The result of these amendments is that vast numbers of non-U.S. companies that regularly publish English-language documents will automatically become exempt, without any action (or even any knowledge of the exemption). As a result, their shares will become eligible for unsponsored ADR facilities and Rule 144A resales to qualified institutional buyers. At the same time, some companies, such as unlisted funds or acquisition targets that have delisted but have remaining U.S. shareholders, may be ineligible for the exemption.

It is also uncertain whether the amended Rule will require that issuers publish full English translations of documents or whether English versions that cover all material information will be sufficient.
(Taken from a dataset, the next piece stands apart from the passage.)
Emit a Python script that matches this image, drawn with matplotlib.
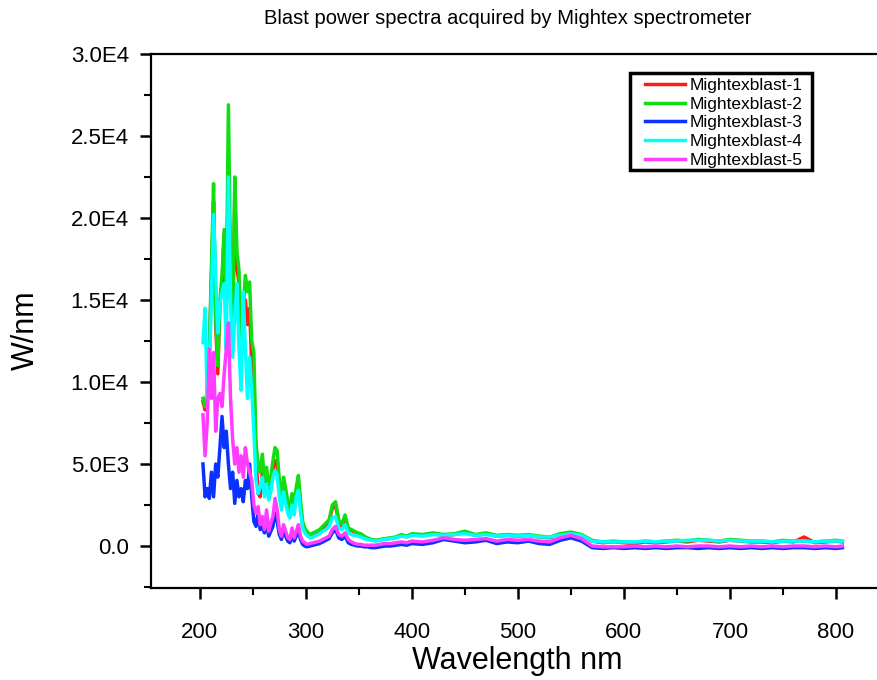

We had noted in our comment letter that many companies include information in their home country reports (due either to local regulations or to local practices) that is not of interest for U.S. investors, and that some of these companies omit this information from the English versions of these reports.

The amendments will provide for a three-year transition period for FPIs that lose their Rule 12g3-2(b) exemption because they are unable to meet the Rule’s new substantive requirements. In addition, the Rule will include a three-month transition period following effectiveness to enable issuers to comply with the Rule’s substantive requirements, in particular the electronic publication of English-language documents.